INSTRUCTIONS FOR THE TASK: Below is a listing. Gather each line of it that contains "diagram".

EXCERPTED RECORDS:
——
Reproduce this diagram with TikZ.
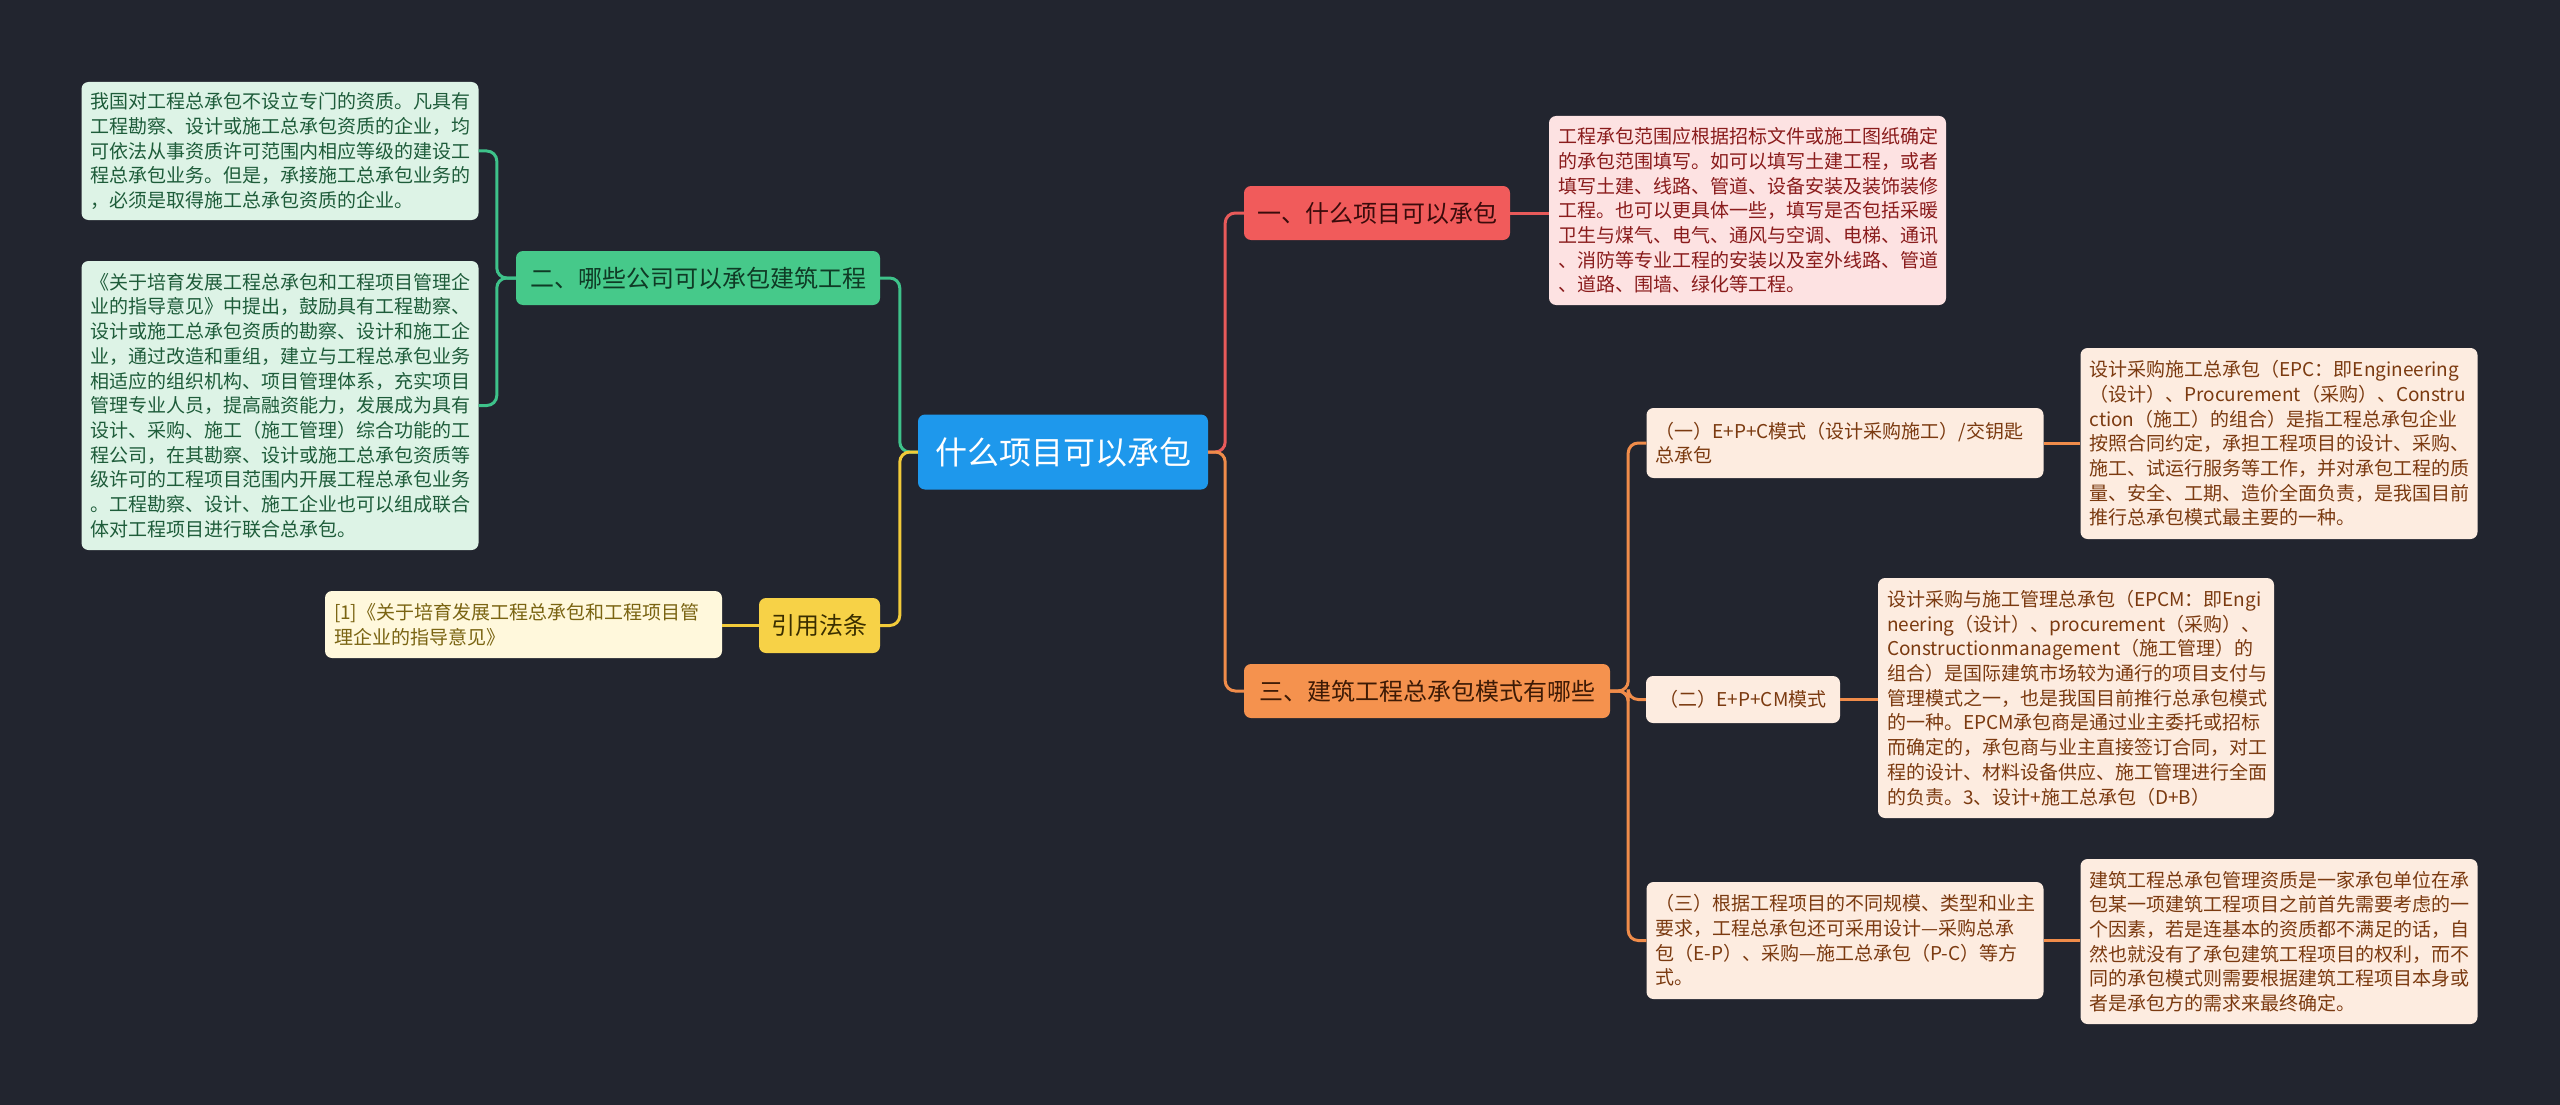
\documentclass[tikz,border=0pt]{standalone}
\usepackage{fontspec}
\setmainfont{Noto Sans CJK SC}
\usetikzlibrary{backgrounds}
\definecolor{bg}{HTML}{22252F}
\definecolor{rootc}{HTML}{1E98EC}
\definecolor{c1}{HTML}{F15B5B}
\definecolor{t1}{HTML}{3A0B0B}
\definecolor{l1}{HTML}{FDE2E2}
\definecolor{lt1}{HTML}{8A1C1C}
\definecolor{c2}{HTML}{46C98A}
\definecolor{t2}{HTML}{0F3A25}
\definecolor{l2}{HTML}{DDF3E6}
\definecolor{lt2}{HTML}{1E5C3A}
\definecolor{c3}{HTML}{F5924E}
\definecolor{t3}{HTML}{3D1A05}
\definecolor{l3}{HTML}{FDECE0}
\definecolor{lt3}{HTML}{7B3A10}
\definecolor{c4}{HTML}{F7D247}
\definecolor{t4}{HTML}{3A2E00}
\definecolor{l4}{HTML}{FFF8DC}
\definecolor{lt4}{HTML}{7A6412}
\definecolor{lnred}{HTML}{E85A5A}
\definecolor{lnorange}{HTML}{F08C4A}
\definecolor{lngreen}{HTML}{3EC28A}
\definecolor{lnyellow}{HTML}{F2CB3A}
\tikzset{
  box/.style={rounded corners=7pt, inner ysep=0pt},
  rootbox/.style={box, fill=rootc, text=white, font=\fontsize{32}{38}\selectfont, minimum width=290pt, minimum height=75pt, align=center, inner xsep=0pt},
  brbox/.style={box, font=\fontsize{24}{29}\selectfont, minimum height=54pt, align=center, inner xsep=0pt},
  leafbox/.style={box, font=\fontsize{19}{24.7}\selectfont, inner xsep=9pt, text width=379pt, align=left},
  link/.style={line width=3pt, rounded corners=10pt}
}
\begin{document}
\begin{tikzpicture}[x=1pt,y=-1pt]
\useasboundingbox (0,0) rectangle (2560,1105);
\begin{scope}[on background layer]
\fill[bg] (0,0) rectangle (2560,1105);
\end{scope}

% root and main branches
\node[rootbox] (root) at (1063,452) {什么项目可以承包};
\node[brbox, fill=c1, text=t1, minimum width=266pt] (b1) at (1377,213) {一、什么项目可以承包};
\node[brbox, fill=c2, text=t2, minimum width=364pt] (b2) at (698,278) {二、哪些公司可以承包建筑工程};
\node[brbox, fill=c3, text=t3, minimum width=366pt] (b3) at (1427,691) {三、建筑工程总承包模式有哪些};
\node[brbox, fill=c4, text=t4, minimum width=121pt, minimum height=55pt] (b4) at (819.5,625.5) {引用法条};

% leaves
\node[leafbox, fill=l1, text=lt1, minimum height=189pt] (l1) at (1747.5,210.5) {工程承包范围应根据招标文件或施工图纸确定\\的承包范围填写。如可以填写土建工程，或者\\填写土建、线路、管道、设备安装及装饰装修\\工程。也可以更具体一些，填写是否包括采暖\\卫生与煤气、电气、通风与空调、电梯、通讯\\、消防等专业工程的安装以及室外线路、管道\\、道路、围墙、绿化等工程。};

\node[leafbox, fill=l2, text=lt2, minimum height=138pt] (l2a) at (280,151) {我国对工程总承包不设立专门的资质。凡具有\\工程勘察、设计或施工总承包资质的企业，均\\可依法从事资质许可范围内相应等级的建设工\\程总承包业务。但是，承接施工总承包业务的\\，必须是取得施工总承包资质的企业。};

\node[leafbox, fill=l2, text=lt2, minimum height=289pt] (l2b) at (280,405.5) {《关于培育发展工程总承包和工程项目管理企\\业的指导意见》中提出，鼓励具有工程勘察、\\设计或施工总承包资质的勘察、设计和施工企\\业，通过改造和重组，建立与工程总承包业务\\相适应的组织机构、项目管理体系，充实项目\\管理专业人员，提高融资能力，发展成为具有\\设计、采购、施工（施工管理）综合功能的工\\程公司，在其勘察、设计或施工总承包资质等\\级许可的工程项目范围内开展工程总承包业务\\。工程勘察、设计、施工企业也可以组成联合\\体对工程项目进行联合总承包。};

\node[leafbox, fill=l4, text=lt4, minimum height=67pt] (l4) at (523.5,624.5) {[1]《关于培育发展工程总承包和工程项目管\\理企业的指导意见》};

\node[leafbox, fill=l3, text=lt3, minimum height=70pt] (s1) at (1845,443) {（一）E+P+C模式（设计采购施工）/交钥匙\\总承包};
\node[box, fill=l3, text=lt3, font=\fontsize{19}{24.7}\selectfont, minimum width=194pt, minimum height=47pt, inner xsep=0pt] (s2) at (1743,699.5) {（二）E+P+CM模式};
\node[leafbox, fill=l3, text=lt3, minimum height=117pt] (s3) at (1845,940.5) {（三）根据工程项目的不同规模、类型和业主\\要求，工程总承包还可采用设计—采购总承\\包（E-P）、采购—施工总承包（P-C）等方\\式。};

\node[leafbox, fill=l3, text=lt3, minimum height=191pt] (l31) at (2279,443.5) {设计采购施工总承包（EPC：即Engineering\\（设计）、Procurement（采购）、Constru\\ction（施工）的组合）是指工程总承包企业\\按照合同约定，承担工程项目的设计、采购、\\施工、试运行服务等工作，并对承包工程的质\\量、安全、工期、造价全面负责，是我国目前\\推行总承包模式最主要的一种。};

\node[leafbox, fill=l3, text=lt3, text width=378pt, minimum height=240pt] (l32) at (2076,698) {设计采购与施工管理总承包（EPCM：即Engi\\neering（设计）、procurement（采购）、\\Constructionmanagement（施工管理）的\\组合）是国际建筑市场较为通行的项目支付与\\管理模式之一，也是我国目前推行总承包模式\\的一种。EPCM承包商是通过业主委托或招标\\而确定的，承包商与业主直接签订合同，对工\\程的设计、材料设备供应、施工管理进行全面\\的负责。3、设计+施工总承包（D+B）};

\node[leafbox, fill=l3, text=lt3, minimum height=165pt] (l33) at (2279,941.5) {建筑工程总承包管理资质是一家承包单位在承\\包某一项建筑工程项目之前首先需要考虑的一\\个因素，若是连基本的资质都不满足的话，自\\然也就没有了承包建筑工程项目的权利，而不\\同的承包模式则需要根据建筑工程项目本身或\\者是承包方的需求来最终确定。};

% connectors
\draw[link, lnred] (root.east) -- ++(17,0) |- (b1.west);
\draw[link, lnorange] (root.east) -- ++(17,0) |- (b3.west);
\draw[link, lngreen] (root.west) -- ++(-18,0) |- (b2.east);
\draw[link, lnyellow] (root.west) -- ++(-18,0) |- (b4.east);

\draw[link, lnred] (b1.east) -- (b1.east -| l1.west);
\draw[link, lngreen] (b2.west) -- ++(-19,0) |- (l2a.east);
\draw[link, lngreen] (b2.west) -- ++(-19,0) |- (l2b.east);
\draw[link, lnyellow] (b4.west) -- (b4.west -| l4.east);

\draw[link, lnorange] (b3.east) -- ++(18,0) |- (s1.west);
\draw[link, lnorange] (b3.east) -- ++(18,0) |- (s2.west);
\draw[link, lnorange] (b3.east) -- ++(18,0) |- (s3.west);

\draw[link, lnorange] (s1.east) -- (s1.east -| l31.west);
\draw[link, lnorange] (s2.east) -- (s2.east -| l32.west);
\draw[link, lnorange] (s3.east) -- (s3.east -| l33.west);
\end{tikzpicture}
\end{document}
——
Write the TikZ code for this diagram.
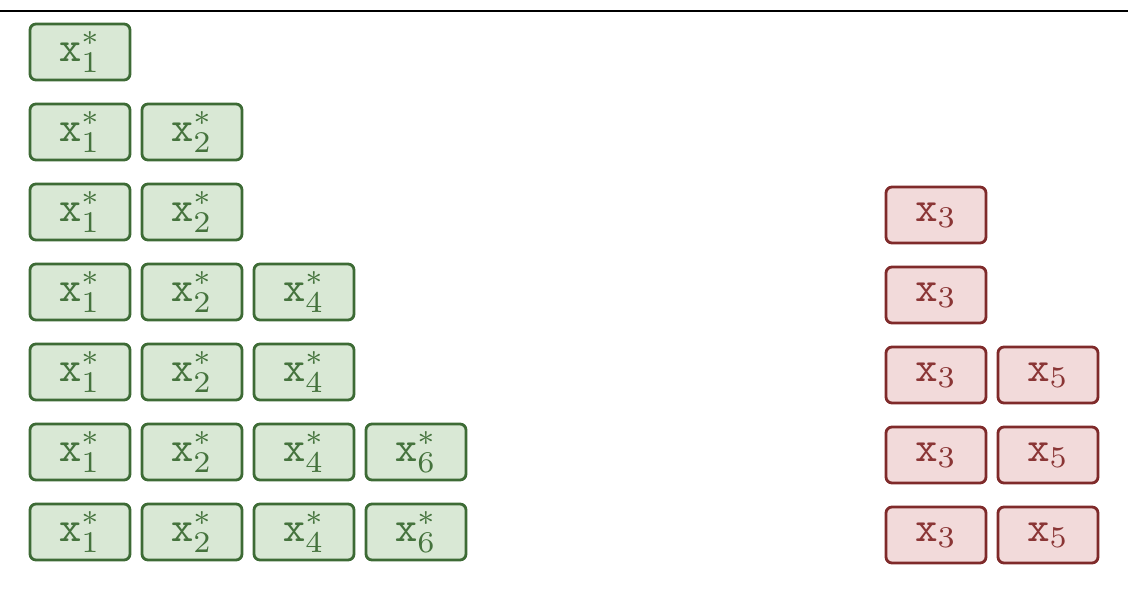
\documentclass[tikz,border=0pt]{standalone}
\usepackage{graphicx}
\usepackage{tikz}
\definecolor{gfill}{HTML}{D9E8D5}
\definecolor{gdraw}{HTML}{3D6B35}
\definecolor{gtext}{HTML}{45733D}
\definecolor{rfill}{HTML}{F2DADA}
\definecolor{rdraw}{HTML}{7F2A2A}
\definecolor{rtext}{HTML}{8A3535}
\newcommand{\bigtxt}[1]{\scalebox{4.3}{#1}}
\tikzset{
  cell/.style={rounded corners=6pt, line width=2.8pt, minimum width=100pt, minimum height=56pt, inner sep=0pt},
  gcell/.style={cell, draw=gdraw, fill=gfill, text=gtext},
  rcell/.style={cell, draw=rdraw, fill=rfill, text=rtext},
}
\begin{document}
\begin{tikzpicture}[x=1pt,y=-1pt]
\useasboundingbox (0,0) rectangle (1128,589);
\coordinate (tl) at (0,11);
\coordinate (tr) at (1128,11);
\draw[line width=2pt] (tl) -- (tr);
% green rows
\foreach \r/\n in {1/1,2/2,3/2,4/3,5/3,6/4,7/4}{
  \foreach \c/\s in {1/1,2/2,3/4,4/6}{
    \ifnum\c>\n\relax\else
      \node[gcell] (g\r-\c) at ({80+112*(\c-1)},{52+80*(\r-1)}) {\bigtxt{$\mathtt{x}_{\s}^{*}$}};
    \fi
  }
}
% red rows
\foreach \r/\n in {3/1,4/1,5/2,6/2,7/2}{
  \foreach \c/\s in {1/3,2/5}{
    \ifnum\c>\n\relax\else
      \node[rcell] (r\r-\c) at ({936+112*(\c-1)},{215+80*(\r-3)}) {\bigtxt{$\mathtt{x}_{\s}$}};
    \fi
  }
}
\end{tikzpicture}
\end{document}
——
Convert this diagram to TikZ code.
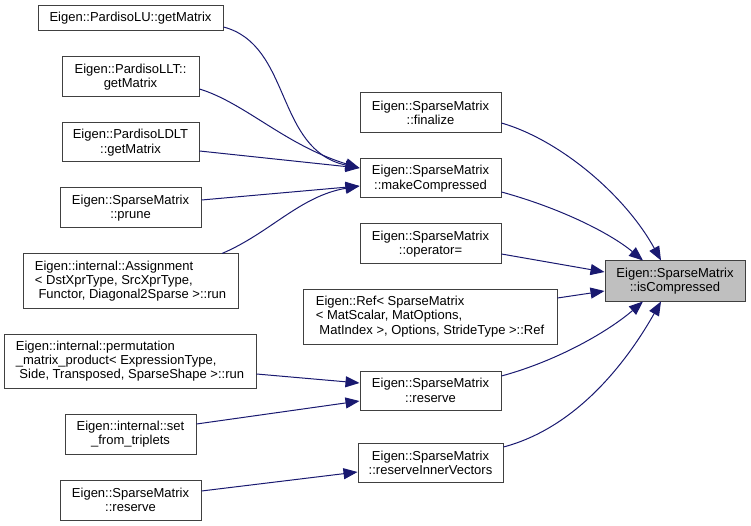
——
ANSWER TO THE EXERCISE:
Reproduce this diagram with TikZ.
Write the TikZ code for this diagram.
Convert this diagram to TikZ code.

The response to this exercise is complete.